Tournai ‘marble’ (s.p.b.) is not the only sedimentary limestone rock masquerading, by the skill of stonemasons, as a metamorphic rock (true marble, often imported from quarries in Italy). Purbeck ‘marble’ is a limestone rock quarried on the ‘Isle’ of Purbeck on the south coast in Dorset(shire), this rock also ‘takes a polish’ and was often used in the 13th and 14th centuries as a mainly decorative embellishment. The picture above shows a view west of the chancel of Beverley Minster with the organ pipes topped screen in the middle distance and the nave beyond.

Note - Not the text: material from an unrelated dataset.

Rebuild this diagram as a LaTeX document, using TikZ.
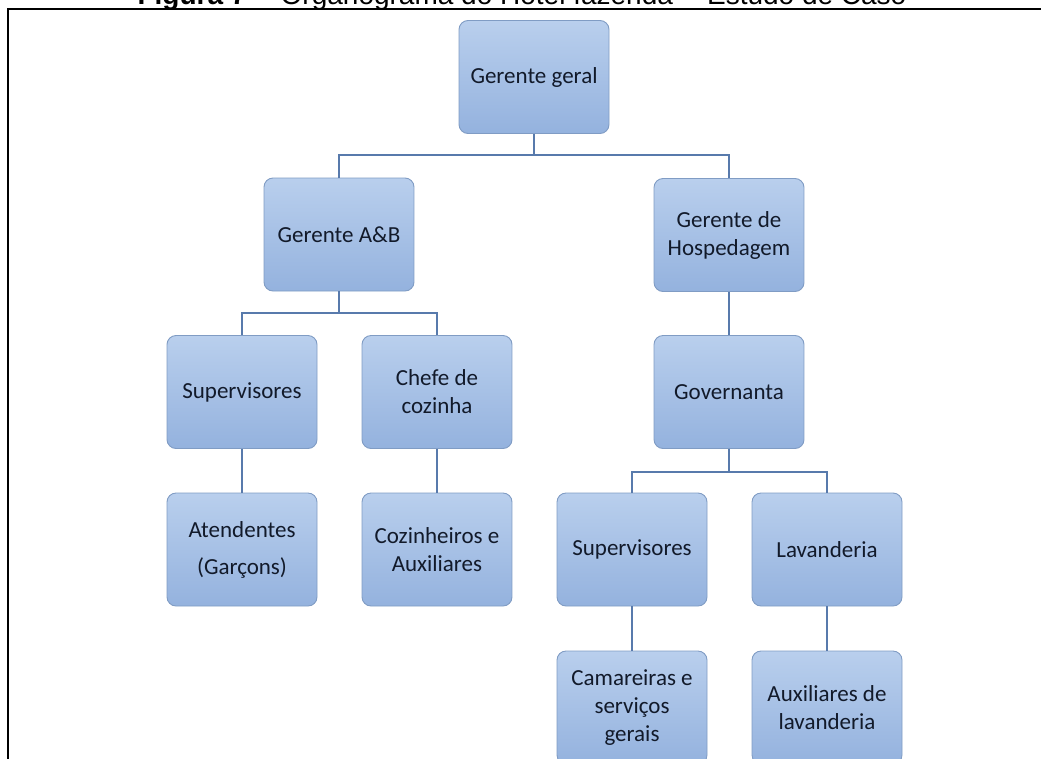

Here the black and veined Purbeck marble was used to create the columns for the clerestory and triforium, this contrasting with the mellow cream colour of the limestone used to construct the bulk of the building and in the part of the Minster built in the Early English fashion of the early 13th century.
Purbeck marble was incorporated into the medieval re-building schemes of many cathedrals – Ely, Norwich, Salisbury, Canterbury, Westminster Abbey and Lincoln. At Lincoln Purbeck marble was used to dramatic effect in the cluster columns of the nave.
As with Tournai ‘marble’ it seems quite likely that Purbeck ‘marble’ features were prepared at the quarry site to the dimensions specified by the master mason before being transported. However the marbling may have been done on the building site. Whichever may be the case the stone would have certainly been transported by water as far as was possible. In the case of Beverley this would have been from the Dorset coast, around the coast to the Humber, up the River Hull on the tide and along the then tidal Beverley Beck. In the case of Lincoln it would have been round th coast to the Wash and up the River Witham to Brayford Pool. However an alternative may have been up the Humber and the River Trent to the Roman-built canal linking to Brayford Pool.